Neighborhoods are at the greatest risk of gentrification when demand is high, supply is inadequate, and housing costs and utilities are rising. Gentrification does three things: prices locals out, pushes locals out, and commodifies history and culture and markets it to newcomers. The opposite of gentrification is not to do nothing. The opposite of gentrification could be: support locals in place, sustain locals in place, honor and enrich the history and culture of place.

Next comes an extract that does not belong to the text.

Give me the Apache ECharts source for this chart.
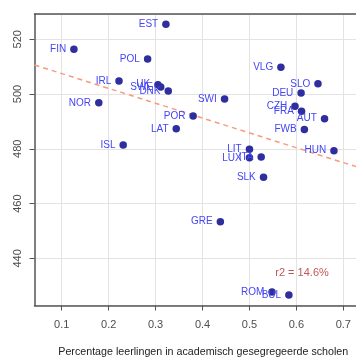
<!DOCTYPE html>
<html><head><meta charset="utf-8">
<script src="https://cdn.jsdelivr.net/npm/echarts@6/dist/echarts.min.js"></script>
<style>html,body{margin:0;padding:0;background:#fff}#c{width:356px;height:364px}</style>
</head><body><div id="c"></div>
<script>
const countries = ["EST","FIN","POL","IRL","UK","SWE","DNK","NOR","LAT","ISL","VLG","SLO","DEU","SWI","CZH","FRA","AUT","POR","FWB","LIT","HUN","LUX","ITA","SLK","GRE","ROM","BUL"];
const segregation = [0.322,0.126,0.283,0.222,0.305,0.311,0.327,0.179,0.344,0.231,0.567,0.646,0.610,0.447,0.597,0.611,0.660,0.380,0.617,0.500,0.680,0.500,0.525,0.530,0.438,0.548,0.584];
const scores = [525.5,516.3,512.8,504.7,503.4,502.6,501.1,496.8,487.3,481.4,509.8,503.7,500.4,498.2,495.5,493.7,491.0,492.0,487.0,479.8,479.3,476.7,477.0,469.6,453.4,427.7,426.6];
const xTicks = [0.1,0.2,0.3,0.4,0.5,0.6,0.7];
const trendX = [0.042,0.727];
const trendY = [510.6,473.5];
const r2Label = "r2 = 14.6%";
const r2Pos = [0.612,434.5];

const chart = echarts.init(document.getElementById('c'));
const pts = countries.map((c,i)=>({name:c,value:[segregation[i],scores[i]]}));
chart.setOption({
  animation:false,
  grid:{left:34.5,top:14,right:0,bottom:58.5,containLabel:false,outerBoundsMode:'none'},
  xAxis:[{
    type:'value',min:0.042,max:0.727,
    name:'Percentage leerlingen in academisch gesegregeerde scholen',
    nameLocation:'middle',nameGap:41,
    nameTextStyle:{fontSize:10.7,color:'#222',fontFamily:'Liberation Sans, Arial, sans-serif',padding:[0,0,0,16]},
    axisLine:{lineStyle:{color:'#555',width:1.5}},
    axisTick:{length:5,lineStyle:{color:'#555'},customValues:xTicks},
    axisLabel:{fontSize:11,color:'#4d4d4d',margin:14,customValues:xTicks,fontFamily:'Liberation Sans, Arial, sans-serif'},
    splitLine:{lineStyle:{color:'#e3e3e3',width:1}}
  },{
    type:'value',position:'top',min:0.042,max:0.727,
    axisLine:{show:true,lineStyle:{color:'#555',width:1.5}},
    axisTick:{show:false},axisLabel:{show:false},splitLine:{show:false}
  }],
  yAxis:{
    type:'value',min:422.8,max:529.2,
    axisLine:{show:true,lineStyle:{color:'#555',width:1.5}},
    axisTick:{show:true,length:5,lineStyle:{color:'#555'}},
    axisLabel:{fontSize:11,color:'#4d4d4d',rotate:90,margin:11,showMinLabel:false,showMaxLabel:false,fontFamily:'Liberation Sans, Arial, sans-serif'},
    splitLine:{lineStyle:{color:'#e3e3e3',width:1}}
  },
  series:[{
    type:'line',data:trendX.map((x,i)=>[x,trendY[i]]),symbol:'none',
    lineStyle:{color:'#f79a7d',width:1.5,type:[5,4]},z:1,silent:true
  },{
    type:'scatter',data:pts,symbolSize:7.5,
    itemStyle:{color:'#2e2e9e',opacity:1},
    label:{show:true,position:'left',distance:4,formatter:'{b}',color:'#4545f5',fontSize:10,fontFamily:'Liberation Sans, Arial, sans-serif'},
    z:3
  },{
    type:'scatter',data:[r2Pos],symbolSize:0,
    label:{show:true,position:'inside',formatter:r2Label,color:'#b22a2a',fontSize:11,fontFamily:'Liberation Sans, Arial, sans-serif'}
  }]
});
</script></body></html>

Before cars came along, bikes were prevalent and a status symbol. Cars replaced them to become a leading method of transportation and symbol of wealth. In Asheville, transportation can cost as much as 25% of an individual’s income. Multimodal access is a necessity for improving equity and affordability in Asheville. While we work on a more reliable and readily available transit system, we need to also improve bike and pedestrian access. Improving safe multimodal access in low income areas provides access for those without cars, freeing up income to help weather increasing costs of housing and defend against pressures of gentrification. Bikeitecture can also serve as a safety buffer against fast moving cars.

In the last 10 years, Asheville has reported 910 bicycle involved accidents. That’s 91 a year or 1 every 4 days. Bike and ped infrastructure need to be spread more equitably across the city.

Additionally, if we truly want residents to use our sidewalks, we need to expand written consent to search to include pedestrians so people can feel safe while moving throughout the city.


What is the most impactful transportation investment city council could approve to advance transportation? How do you measure the return on this investment?


Implementing the Transit Master Plan and examining the feasibility of fare free transit. ROI could be measured in reductions to the 77% solo car use and improvements to the 1.7% transit use.